Will Putin ever tire of his War of Attrition?

Time was the Peasants would have four or five kids expecting to lose a few to one or two of the four horsemen.  When you have one son the calculations change.  If they are drawing heavily from the minority populations -- who might not be pleased by that approach -- and run out of convicts, they may find that war of attrition has become a threat to the regime -- though stopping so far short of the mark is not necessarily the better option.

Thanks to Putin, many of the folks who wanted the Soviet Union to stay together now want the Russian Federation to fall apart. If China gets Vladivostok -- which they claim -- then the US should take the Kamchatka Peninsula and the tiny bit of Russia that lies to the north of it and some of those islands to the south (we can make it all a National Park).

Thursday, January 4, 2024

China hits Parkinson's Wall

 50% Crash: Shocking Reports on Wages, Land & Debt | Chinese Economy |

Tony, on his China Update YouTube channel, gives quite level-headed assessments of the Chinese economy. So if he headlines "Shocking Reports," then the reports are shocking to, you know, level-headed commentators. Which doesn't include me. For a while I've thought a few "lost decades" (an extended period of slow growth) going forward was the best-case scenario for China.

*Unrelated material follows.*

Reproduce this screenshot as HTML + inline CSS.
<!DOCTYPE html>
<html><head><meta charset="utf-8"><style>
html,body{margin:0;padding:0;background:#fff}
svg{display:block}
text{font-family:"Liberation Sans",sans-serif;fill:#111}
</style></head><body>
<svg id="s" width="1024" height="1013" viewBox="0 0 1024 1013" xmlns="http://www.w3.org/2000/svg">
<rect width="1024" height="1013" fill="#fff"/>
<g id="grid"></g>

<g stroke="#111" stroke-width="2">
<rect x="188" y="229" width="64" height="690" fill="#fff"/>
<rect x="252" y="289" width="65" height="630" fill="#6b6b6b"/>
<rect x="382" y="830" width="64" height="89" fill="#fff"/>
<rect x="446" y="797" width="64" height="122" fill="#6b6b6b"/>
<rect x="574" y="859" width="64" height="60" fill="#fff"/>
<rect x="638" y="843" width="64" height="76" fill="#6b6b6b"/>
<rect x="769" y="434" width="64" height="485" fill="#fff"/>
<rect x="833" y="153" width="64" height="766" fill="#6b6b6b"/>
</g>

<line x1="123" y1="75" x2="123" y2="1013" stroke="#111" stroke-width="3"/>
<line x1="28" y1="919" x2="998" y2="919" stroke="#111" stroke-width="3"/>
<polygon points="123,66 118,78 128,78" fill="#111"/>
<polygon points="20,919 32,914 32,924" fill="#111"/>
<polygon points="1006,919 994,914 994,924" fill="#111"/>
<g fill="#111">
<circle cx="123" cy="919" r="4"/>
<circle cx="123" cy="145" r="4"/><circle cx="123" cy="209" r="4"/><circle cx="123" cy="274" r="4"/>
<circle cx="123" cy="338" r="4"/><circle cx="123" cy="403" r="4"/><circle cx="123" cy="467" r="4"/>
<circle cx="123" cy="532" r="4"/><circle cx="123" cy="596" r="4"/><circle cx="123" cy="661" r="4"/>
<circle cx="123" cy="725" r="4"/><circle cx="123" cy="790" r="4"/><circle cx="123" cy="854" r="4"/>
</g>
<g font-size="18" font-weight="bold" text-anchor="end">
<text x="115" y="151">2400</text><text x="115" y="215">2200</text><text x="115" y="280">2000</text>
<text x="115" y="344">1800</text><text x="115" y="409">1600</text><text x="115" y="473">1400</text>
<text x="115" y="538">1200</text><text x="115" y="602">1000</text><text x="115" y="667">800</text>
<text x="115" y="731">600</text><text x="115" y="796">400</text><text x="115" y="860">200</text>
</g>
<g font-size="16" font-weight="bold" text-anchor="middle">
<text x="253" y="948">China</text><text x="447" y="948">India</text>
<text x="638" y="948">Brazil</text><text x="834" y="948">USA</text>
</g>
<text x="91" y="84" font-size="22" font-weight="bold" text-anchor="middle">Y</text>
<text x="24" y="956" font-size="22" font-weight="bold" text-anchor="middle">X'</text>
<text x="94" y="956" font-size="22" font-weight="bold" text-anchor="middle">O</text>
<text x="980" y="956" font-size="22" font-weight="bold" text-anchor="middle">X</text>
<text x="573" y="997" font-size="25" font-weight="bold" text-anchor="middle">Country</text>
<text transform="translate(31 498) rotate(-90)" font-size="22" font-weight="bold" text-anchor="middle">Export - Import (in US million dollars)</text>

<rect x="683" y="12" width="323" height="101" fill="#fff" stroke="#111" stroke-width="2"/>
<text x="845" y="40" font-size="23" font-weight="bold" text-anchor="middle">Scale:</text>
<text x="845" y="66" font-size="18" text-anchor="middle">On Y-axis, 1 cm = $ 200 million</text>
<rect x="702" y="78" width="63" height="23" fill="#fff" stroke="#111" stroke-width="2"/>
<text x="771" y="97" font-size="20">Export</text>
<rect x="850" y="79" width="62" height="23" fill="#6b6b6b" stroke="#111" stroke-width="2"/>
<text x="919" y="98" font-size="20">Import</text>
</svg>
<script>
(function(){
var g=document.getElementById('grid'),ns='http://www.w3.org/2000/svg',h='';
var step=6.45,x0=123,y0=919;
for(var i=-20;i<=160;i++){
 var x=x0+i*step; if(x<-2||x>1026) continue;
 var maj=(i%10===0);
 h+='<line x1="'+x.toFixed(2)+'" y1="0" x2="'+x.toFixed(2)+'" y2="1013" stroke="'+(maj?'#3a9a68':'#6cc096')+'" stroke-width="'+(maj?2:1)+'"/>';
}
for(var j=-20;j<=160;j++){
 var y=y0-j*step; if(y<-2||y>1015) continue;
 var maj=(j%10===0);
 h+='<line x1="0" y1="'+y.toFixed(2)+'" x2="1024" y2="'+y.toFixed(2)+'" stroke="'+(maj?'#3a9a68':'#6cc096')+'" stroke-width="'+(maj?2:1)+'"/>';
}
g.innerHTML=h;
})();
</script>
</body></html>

Back in 1964, my ninth-grade glee club ushered at a lecture by C. Northcote Parkinson, a humorist, satirist, and inventor (discoverer?) of Parkinson's law. Here it is, as far as I can remember:
  1. Bureaucracies expand, regardless of the amount of work.
  2. Officials seek to multiply subordinates and neutralize rivals while creating work for each other.
  3. Work expands to fill the time available.
Well before Hong Kong returned to China I gave it 20 years (out of the agreed-upon 50) as an international financial center. The CCP wouldn't immediately kill the golden goose because, after the first Cultural Revolution, it needed the eggs. Over time, the "private economy goose" would grow into a rival to the CCP's official economy, where inefficiency is in the self-interest of those in charge. Add in the shake-up and uncertainty at the top of the CCP -- the start of a second Cultural Revolution? -- and stemming the flight of international capital is not a high priority (if it's a priority at all). This is not a peaceful period of "Work Expands" but an ongoing  CCP purge and "Survival Demands."

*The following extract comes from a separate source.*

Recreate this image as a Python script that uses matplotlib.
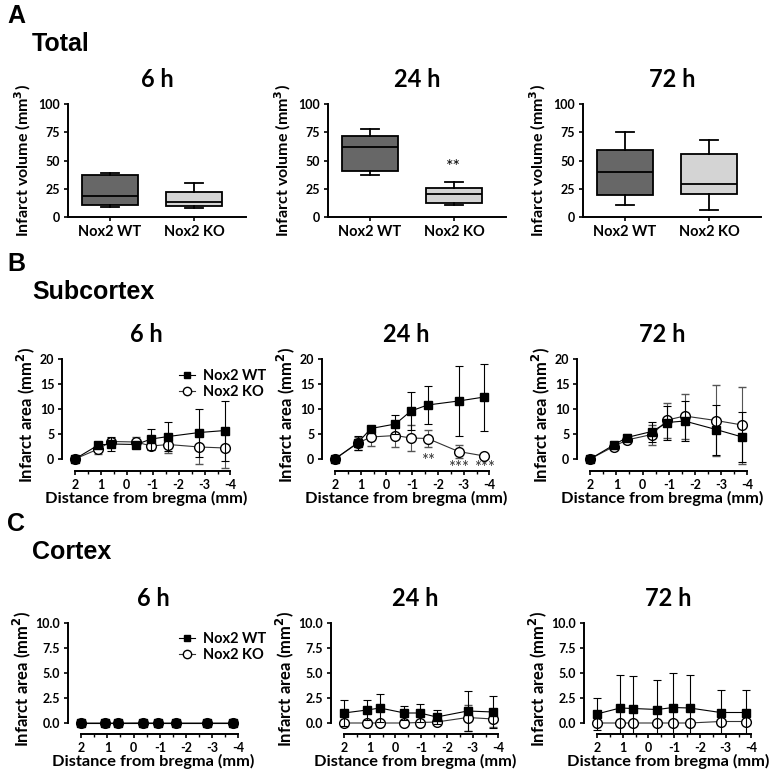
import numpy as np
import matplotlib
matplotlib.use("Agg")
import matplotlib.pyplot as plt
from matplotlib.ticker import FixedLocator
from matplotlib.lines import Line2D

plt.rcParams["font.family"] = ["Lato", "DejaVu Sans"]
plt.rcParams["axes.unicode_minus"] = False

# ---- data ----
times = ["6 h", "24 h", "72 h"]
groups = ["Nox2 WT", "Nox2 KO"]

# box stats (whislo, q1, med, q3, whishi) for total infarct volume
total_wt = [[9, 10.5, 19, 37.5, 38.5],
            [37, 41, 62, 72, 78],
            [11, 19.5, 39.5, 59, 75.5]]
total_ko = [[8, 10, 13, 22.5, 30],
            [11, 12.5, 20.5, 26, 31],
            [6.5, 20, 29, 56, 68.5]]

bregma = [2.0, 1.1, 0.6, -0.35, -0.95, -1.6, -2.8, -3.8]

sub_wt = [[0, 2.8, 3.0, 2.9, 4.0, 4.5, 5.3, 5.7],
          [0, 3.3, 6.1, 7.0, 9.6, 10.8, 11.6, 12.4],
          [0, 2.8, 4.3, 5.5, 7.3, 7.6, 5.9, 4.4]]
sub_wt_err = [[0, 0.3, 1.4, 0.5, 2.1, 2.9, 4.8, 6.0],
              [0, 1.4, 0.4, 1.9, 3.8, 3.8, 7.0, 6.7],
              [0, 0.8, 0.7, 2.0, 3.4, 4.0, 5.0, 5.0]]
sub_ko = [[0, 2.0, 3.5, 3.4, 2.6, 2.9, 2.4, 2.2],
          [0, 3.2, 4.4, 4.7, 4.2, 4.1, 1.5, 0.6],
          [0, 2.5, 3.8, 4.9, 7.8, 8.6, 7.7, 6.8]]
sub_ko_err = [[0, 1.0, 0.8, 1.0, 0.6, 1.6, 3.3, 4.0],
              [0, 1.3, 1.8, 2.3, 2.6, 1.7, 1.3, 0.2],
              [0, 0.7, 0.6, 2.0, 3.5, 4.5, 7.1, 7.7]]

cor_wt = [[0, 0, 0, 0, 0, 0, 0, 0],
          [1.0, 1.3, 1.5, 1.0, 1.0, 0.6, 1.2, 1.1],
          [0.9, 1.5, 1.45, 1.35, 1.55, 1.5, 1.05, 1.05]]
cor_wt_err = [[0, 0, 0, 0, 0, 0, 0, 0],
              [1.3, 1.0, 1.4, 0.7, 0.9, 0.7, 2.0, 1.6],
              [1.6, 3.3, 3.3, 3.0, 3.45, 3.3, 2.25, 2.3]]
cor_ko = [[0, 0, 0, 0.02, 0, 0, 0, 0],
          [0, 0, 0, 0, 0.05, 0.1, 0.55, 0.4],
          [0, 0, 0, 0, 0, 0, 0.15, 0.15]]
cor_ko_err = [[0, 0, 0, 0, 0, 0, 0, 0],
              [0, 0, 0, 0, 0, 0, 1.3, 0.8],
              [0, 0, 0, 0, 0, 0, 0, 0]]

# significance marks, subcortex 24 h
sig_x = [-1.6, -2.8, -3.8]
sig_txt = ["**", "***", "***"]
sig_y = [-1.4, -2.8, -2.8]

W, H = 772, 773
fig = plt.figure(figsize=(7.72, 7.73), dpi=100)


def px_axes(left, top, right, bottom):
    return fig.add_axes([left / W, 1 - bottom / H, (right - left) / W, (bottom - top) / H])


def style(ax):
    for s in ["top", "right"]:
        ax.spines[s].set_visible(False)
    for s in ["left", "bottom"]:
        ax.spines[s].set_linewidth(1.4)
    ax.tick_params(direction="out", width=1.2, length=3, labelsize=9, pad=2.5)
    for lab in ax.get_xticklabels() + ax.get_yticklabels():
        lab.set_fontweight("bold")


# panel letters / section titles
for lt, st, y in [("A", "Total", 16), ("B", "Subcortex", 264), ("C", "Cortex", 524)]:
    fig.text(7 / W, 1 - y / H, lt, fontsize=18, fontweight="bold", family="Liberation Sans", va="center")
    fig.text(32 / W, 1 - (y + 28) / H, st, fontsize=18, fontweight="bold", family="Liberation Sans", va="center")

# ---- row A: box plots ----
lefts_a = [68, 328, 583]
for i in range(3):
    ax = px_axes(lefts_a[i], 104, lefts_a[i] + 178, 217)
    stats = []
    for d, name in zip([total_wt[i], total_ko[i]], groups):
        stats.append({"whislo": d[0], "q1": d[1], "med": d[2], "q3": d[3], "whishi": d[4], "label": name})
    bp = ax.bxp(stats, positions=[1, 2], widths=0.66, patch_artist=True, showfliers=False,
                boxprops=dict(linewidth=1.3), whiskerprops=dict(linewidth=1.3),
                capprops=dict(linewidth=1.3), medianprops=dict(color="black", linewidth=1.3))
    for c in bp["caps"]:
        m = np.mean(c.get_xdata())
        c.set_xdata([m - 0.11, m + 0.11])
    bp["boxes"][0].set_facecolor("#676767")
    bp["boxes"][1].set_facecolor("#d4d4d4")
    ax.set_xlim(0.5, 2.62)
    ax.set_ylim(0, 100)
    ax.set_yticks([0, 25, 50, 75, 100])
    ax.set_ylabel("Infarct volume (mm$^\\mathbf{3}$)", fontsize=11.5, fontweight="bold")
    ax.set_title(times[i], fontsize=17, fontweight="bold", pad=12)
    style(ax)
    ax.tick_params(axis="x", labelsize=10.5)
    for lab in ax.get_xticklabels():
        lab.set_fontweight("bold")
    if i == 1:
        ax.text(2, 44, "**", ha="center", va="center", fontsize=13)


def line_panel(ax, wt, wt_err, ko, ko_err, ylim, yticks):
    ax.errorbar(bregma, ko, yerr=ko_err, color="#333333", marker="o", markersize=7,
                markerfacecolor="white", markeredgecolor="black", markeredgewidth=1.0,
                linewidth=0.8, elinewidth=0.8, ecolor="#555555", capsize=3, capthick=0.8, zorder=3)
    ax.errorbar(bregma, wt, yerr=wt_err, color="black", marker="s", markersize=5.5,
                linewidth=0.8, elinewidth=0.8, capsize=3, capthick=0.8, zorder=4)
    ax.set_xlim(2.5, -4.02)
    ax.set_ylim(*ylim)
    ax.spines["left"].set_bounds(0, yticks[-1])
    ax.spines["bottom"].set_bounds(2, -4)
    ax.set_yticks(yticks)
    ax.set_xticks([2, 1, 0, -1, -2, -3, -4])
    ax.xaxis.set_minor_locator(FixedLocator([1.5, 0.5, -0.5, -1.5, -2.5, -3.5]))
    ax.tick_params(axis="x", which="minor", length=2, width=1.0)
    ax.set_xlabel("Distance from bregma (mm)", fontsize=11.8, fontweight="bold", labelpad=0)
    ax.set_ylabel("Infarct area (mm$^\\mathbf{2}$)", fontsize=12, fontweight="bold", labelpad=2)
    style(ax)


def add_legend(ax, y):
    handles = [Line2D([], [], color="black", marker="s", markersize=5, linewidth=0.8),
               Line2D([], [], color="#333333", marker="o", markersize=6, markerfacecolor="white",
                      markeredgecolor="black", linewidth=0.8)]
    leg = ax.legend(handles, groups, loc="upper left", bbox_to_anchor=(172 / W, 1 - y / H),
                    bbox_transform=fig.transFigure, frameon=False, fontsize=10.5, handlelength=1.1,
                    handletextpad=0.5, labelspacing=0.15, borderpad=0)
    for t in leg.get_texts():
        t.set_fontweight("bold")


# ---- row B: subcortex ----
lb = [(62, 231), (322, 490), (577, 748)]
for i in range(3):
    ax = px_axes(lb[i][0], 359, lb[i][1], 471)
    line_panel(ax, sub_wt[i], sub_wt_err[i], sub_ko[i], sub_ko_err[i], (-2.4, 20), [0, 5, 10, 15, 20])
    ax.set_title(times[i], fontsize=17, fontweight="bold", pad=12)
    if i == 0:
        add_legend(ax, 362)
    if i == 1:
        for sx, sy, st in zip(sig_x, sig_y, sig_txt):
            ax.text(sx, sy, st, ha="center", va="baseline", fontsize=12, color="#333333", clip_on=False)

# ---- row C: cortex ----
lc = [(68, 239), (331, 499), (584, 752)]
for i in range(3):
    ax = px_axes(lc[i][0], 623, lc[i][1], 734)
    line_panel(ax, cor_wt[i], cor_wt_err[i], cor_ko[i], cor_ko_err[i], (-1.1, 10), [0, 2.5, 5, 7.5, 10])
    ax.set_yticklabels(["0.0", "2.5", "5.0", "7.5", "10.0"])
    for lab in ax.get_yticklabels():
        lab.set_fontweight("bold")
    ax.set_title(times[i], fontsize=17, fontweight="bold", pad=12)
    if i == 0:
        add_legend(ax, 625)

fig.savefig("out.png", dpi=100)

Economists can propose but Parkinson's law will dispose.

Tuesday, January 2, 2024

America, After Argentina

Argentina, After America || Peter Zeihan

Peter provides the conventional thinking of the deep-state with a leavening of common sense. His attitude toward Trump reflects this. His comparison of Trump and Peron is off the mark only because it misses the point.  The Obama/Clinton deep-staters tried to frame Trump as a Russian spy. I was never a Trump fan -- I thought him a bloviating braggart (or, more politely, one accomplished in the art of bragging). But a spy? Com'on. Plus, the accusations came from hacks who are highly paid professional liars. It didn't bother me during the campaign. After all, they were trying to keep hold of the many trillions of dollars that flow through DC every year and, as importantly, exercise the power to regulate everything. That kind of power is well worth the lies (apparently, we are still supposed to believe them). If Hillary could have pulled off an Evita, she'd have done so with song and dance.

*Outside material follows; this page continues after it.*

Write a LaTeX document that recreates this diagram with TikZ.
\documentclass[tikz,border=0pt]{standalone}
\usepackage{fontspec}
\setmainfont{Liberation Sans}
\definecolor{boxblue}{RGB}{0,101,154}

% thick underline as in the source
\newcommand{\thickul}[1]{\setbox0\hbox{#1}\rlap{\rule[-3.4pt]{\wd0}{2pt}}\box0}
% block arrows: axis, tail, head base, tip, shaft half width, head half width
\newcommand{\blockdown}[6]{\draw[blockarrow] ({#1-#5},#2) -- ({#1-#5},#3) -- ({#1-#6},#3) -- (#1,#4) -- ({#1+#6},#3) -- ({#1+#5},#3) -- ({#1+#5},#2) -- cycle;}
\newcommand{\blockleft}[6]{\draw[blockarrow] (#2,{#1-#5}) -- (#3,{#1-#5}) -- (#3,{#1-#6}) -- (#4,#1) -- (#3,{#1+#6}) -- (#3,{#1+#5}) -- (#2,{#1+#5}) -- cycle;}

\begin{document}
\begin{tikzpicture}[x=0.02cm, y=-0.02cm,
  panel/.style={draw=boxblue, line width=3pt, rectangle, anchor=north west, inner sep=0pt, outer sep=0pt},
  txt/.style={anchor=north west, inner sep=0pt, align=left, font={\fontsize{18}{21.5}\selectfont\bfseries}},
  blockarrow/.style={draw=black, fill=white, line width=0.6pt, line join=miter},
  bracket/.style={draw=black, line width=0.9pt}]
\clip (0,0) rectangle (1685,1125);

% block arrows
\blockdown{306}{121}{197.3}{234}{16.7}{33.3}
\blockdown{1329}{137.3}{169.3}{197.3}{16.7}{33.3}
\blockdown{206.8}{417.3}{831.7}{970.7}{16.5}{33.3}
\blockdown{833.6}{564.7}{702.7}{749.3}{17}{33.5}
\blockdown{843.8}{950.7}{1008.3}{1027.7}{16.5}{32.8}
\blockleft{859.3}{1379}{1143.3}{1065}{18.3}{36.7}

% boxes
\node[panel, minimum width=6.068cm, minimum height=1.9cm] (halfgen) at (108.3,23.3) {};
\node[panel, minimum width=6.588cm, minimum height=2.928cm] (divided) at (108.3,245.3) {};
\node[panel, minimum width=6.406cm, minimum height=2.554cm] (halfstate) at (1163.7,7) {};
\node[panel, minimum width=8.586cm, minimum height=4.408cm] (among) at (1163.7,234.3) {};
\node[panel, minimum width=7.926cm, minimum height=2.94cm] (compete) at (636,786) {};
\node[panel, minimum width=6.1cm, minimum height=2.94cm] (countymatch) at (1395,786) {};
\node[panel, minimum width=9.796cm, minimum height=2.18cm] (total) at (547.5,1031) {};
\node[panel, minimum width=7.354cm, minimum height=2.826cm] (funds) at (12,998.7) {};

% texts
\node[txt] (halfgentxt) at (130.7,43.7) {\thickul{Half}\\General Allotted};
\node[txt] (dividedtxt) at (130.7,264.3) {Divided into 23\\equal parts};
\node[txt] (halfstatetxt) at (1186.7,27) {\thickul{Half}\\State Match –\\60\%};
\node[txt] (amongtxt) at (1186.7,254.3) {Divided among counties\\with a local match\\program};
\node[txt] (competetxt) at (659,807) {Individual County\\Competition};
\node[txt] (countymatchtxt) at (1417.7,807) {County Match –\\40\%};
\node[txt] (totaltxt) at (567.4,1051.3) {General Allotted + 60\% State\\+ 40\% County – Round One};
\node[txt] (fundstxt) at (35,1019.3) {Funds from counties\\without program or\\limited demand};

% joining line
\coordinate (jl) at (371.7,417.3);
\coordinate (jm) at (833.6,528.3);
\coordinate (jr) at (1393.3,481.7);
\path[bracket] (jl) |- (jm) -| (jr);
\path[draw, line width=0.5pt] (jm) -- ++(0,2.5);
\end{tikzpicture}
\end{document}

What did the Donald want to do as the Prez?

  1.  Cut illegal immigration and increase legal immigration.
  2.  Put tariffs on China.
  3. Rebuild our Military. 
  4. Pass the Republican tax plan. 
  5. Cut some of the more ridiculous regulations.

Sorry, that is not a Peronist program -- in fact, it was a rather moderate return to the political norm after a left-wing administration. The tariffs on China are still in place, and the military still has its budget. What's the Obama-Biden "not at all Peronist" program? They have deliberately re-havoced the southern border for their own political purposes while wildly growing government spending. They have ballooned the national debt and are obsessively regulating everything.

Meanwhile, the Clinton-Obama Democrats use the government to go after the political opposition -- but it ain't Peronist when they do it. Yeah. Sorry. Peron is the "new normal" in DC and it's not Trump's doing.